I want it to be very clear that while I believe a lot of American foreign mission work is incredibly ethnocentric and useless, I do believe there are PLENTY of people who claim the Christian faith and do great things abroad. I am only specifically speaking here about my experience with Night Terrors. And unfortunately, Night Terrors is not the only group in America recruiting and misguiding young people about their role as a Christian/human.
Celebrate, Don’t Assimilate
I walked away from my year at the Blue House kind of terrified that I couldn't be a Christian. But then I was like, “what if I just use my brain here?”

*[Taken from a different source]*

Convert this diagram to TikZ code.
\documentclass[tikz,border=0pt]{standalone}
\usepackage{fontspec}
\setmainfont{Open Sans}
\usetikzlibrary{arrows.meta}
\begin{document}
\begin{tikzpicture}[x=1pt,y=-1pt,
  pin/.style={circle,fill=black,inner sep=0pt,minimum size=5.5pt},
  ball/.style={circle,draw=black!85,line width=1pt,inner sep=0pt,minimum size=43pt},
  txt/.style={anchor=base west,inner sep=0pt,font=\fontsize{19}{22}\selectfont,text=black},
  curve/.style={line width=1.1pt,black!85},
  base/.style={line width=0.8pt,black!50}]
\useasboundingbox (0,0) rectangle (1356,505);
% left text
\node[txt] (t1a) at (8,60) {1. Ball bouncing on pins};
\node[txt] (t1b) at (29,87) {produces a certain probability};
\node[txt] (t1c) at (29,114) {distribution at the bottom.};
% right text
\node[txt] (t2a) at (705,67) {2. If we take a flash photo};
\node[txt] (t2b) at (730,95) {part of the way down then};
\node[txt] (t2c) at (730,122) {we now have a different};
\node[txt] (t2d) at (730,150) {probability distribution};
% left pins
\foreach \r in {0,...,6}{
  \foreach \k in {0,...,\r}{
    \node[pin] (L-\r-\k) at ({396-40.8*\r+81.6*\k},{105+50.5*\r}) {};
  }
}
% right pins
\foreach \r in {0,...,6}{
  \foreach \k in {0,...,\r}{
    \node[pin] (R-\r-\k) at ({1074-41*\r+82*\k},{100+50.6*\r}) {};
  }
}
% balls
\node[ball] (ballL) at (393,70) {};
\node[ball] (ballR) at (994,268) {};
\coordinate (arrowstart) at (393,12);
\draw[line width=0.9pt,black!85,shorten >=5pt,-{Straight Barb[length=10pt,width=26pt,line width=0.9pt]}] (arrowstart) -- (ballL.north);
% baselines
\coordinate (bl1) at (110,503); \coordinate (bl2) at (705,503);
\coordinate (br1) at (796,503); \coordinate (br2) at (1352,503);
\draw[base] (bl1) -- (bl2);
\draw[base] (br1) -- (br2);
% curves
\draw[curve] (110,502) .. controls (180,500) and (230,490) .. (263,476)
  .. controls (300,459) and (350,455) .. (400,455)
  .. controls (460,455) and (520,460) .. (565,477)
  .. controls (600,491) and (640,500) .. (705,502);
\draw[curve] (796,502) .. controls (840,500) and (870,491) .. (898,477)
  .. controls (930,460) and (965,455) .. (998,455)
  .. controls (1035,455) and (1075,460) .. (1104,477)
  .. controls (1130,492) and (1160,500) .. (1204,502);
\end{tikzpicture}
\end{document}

What if the world is full of people with totally different stories than mine (did you know there is actually a religious group of people in India who eat human insides to prove the Caste system is total bullshit? Meaning, what you consume does not have an impact on your eternal life. Try singing a Chris Tomlin song with those guys)? What if I just like, idk, love people and build relationships with them without an end goal of them believing exactly the way I do? What if I didn’t have to share the Gospel with a bridge analogy to be a Christian? Because I believe we should be giving people real food? Water? Clothing them? Giving them help when they've been raped or abused? Or publicly shamed? Speaking out against oppression and poverty and mistreatment of the marginalized with vigor? What if we accepted those who are victims of war (*cough* refugees *cough*). Idk that seems a lot harder than drawing a bridge picture and fundraising money to pay for your overseas plane ticket. Pay for it yourself if you care about these people’s souls so much. I know. I'm an asshole. But it's true.
Jesus spoke WAY MORE about issues of servitude and charity than he did telling people He rose from the dead. Although, the resurrection thing is pretty damn cool. Not near as cool Jesus avoiding that baby genocide with his infant, savior, baby powers but still. Pretty cool.
So, thanks Night Terrors. You taught me that God doesn't actually want me to manipulate every situation I'm in to eventually convert people. You also taught me that seeing the world gives invaluable perspective and empathy for those unlike myself, so GO TRAVEL. You also taught me Muslim people aren’t scary or in need of my saving. And finally, you taught me that Bible acronyms don’t work because I don’t remember a single one.
Cheers to celebrating, not assimilating *all the flags+globe emoji*
And the Blue House crew! Oh what an eclectic group we were! That's me in my sexy black cocktail waitress uniform. Because I worked at a bar serving old men alcohol, the same year I was perfecting my evangelism skills.